━━━━━ Provided material ━━━━━

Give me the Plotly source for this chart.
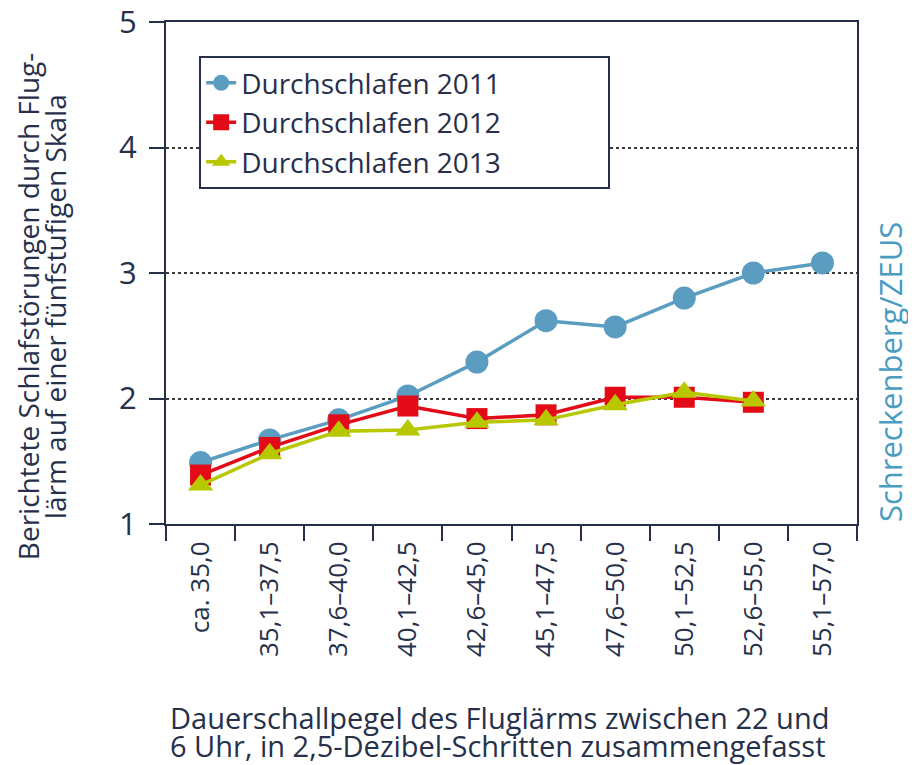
import plotly.graph_objects as go

categories = ["ca. 35,0", "35,1–37,5", "37,6–40,0", "40,1–42,5", "42,6–45,0",
              "45,1–47,5", "47,6–50,0", "50,1–52,5", "52,6–55,0", "55,1–57,0"]
series_2011 = [1.49, 1.67, 1.83, 2.02, 2.29, 2.62, 2.57, 2.80, 3.00, 3.08]
series_2012 = [1.39, 1.61, 1.79, 1.94, 1.84, 1.87, 2.01, 2.01, 1.97]
series_2013 = [1.31, 1.56, 1.74, 1.75, 1.81, 1.83, 1.95, 2.05, 1.98]
y_ticks = [1, 2, 3, 4, 5]

NAVY = "#27304a"
FONT = "Open Sans"

fig = go.Figure()
fig.add_trace(go.Scatter(
    x=categories, y=series_2011, name="Durchschlafen 2011", mode="lines+markers",
    line=dict(color="#5a9dc1", width=3.5),
    marker=dict(symbol="circle", size=23, color="#5a9dc1")))
fig.add_trace(go.Scatter(
    x=categories[:len(series_2012)], y=series_2012, name="Durchschlafen 2012", mode="lines+markers",
    line=dict(color="#e30b17", width=3.5),
    marker=dict(symbol="square", size=21, color="#e30b17")))
fig.add_trace(go.Scatter(
    x=categories[:len(series_2013)], y=series_2013, name="Durchschlafen 2013", mode="lines+markers",
    line=dict(color="#b8c800", width=3.5),
    marker=dict(symbol="triangle-up", size=22, color="#b8c800")))

title_font = dict(size=28, color=NAVY, family=FONT)

fig.update_layout(
    width=908, height=757,
    margin=dict(l=158, r=59, t=14, b=241, autoexpand=False),
    paper_bgcolor="white", plot_bgcolor="white",
    font=dict(family=FONT, color=NAVY),
    showlegend=True,
    legend=dict(x=0.048, y=0.932, xanchor="left", yanchor="top",
                orientation="h", entrywidth=362, entrywidthmode="pixels",
                bgcolor="white", bordercolor=NAVY, borderwidth=2,
                font=dict(size=28, color=NAVY), tracegroupgap=0,
                itemsizing="trace"),
    xaxis=dict(
        type="category", categoryorder="array", categoryarray=categories,
        range=[-0.5, len(categories) - 0.5], automargin=False,
        showline=True, linecolor=NAVY, linewidth=2, mirror=True,
        ticks="outside", ticklen=15, tickwidth=2, tickcolor=NAVY,
        tickson="boundaries", tickangle=-90, ticklabelstandoff=5,
        tickfont=dict(size=26, color=NAVY),
        showgrid=False, zeroline=False),
    yaxis=dict(
        range=[1, 5], tickvals=y_ticks, automargin=False,
        showline=True, linecolor=NAVY, linewidth=2, mirror=True,
        ticks="outside", ticklen=15, tickwidth=2, tickcolor=NAVY,
        tickfont=dict(size=31, color=NAVY), ticklabelstandoff=6,
        ticklabeloverflow="allow",
        showgrid=True, gridcolor="#3a3a3a", gridwidth=1.5, griddash="dot",
        zeroline=False),
    annotations=[
        dict(text="Berichtete Schlafstörungen durch Flug-",
             xref="paper", yref="paper", x=-0.1997, y=0.432, xanchor="center", yanchor="middle",
             textangle=-90, showarrow=False, font=title_font),
        dict(text="lärm auf einer fünfstufigen Skala",
             xref="paper", yref="paper", x=-0.1606, y=0.432, xanchor="center", yanchor="middle",
             textangle=-90, showarrow=False, font=title_font),
        dict(text="Dauerschallpegel des Fluglärms zwischen 22 und",
             xref="paper", yref="paper", x=0.003, y=-0.3845, xanchor="left", yanchor="middle",
             showarrow=False, font=dict(size=29, color=NAVY, family=FONT)),
        dict(text="6 Uhr, in 2,5-Dezibel-Schritten zusammengefasst",
             xref="paper", yref="paper", x=0.003, y=-0.442, xanchor="left", yanchor="middle",
             showarrow=False, font=dict(size=29, color=NAVY, family=FONT)),
        dict(text="Schreckenberg/ZEUS",
             xref="paper", yref="paper", x=1.048, y=0.303, xanchor="center", yanchor="middle",
             textangle=-90, showarrow=False, font=dict(size=31, color="#4a9cc2", family=FONT)),
    ],
)

fig.write_html("out.html")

━━━━━

=== Exercise description ===
Write down every line from the opening of the listing to the line with "import plotly.graph_objects as go", both included, and nothing else; the pictures are omitted.

=== Solution to this problem ===
Give me the Plotly source for this chart.
import plotly.graph_objects as go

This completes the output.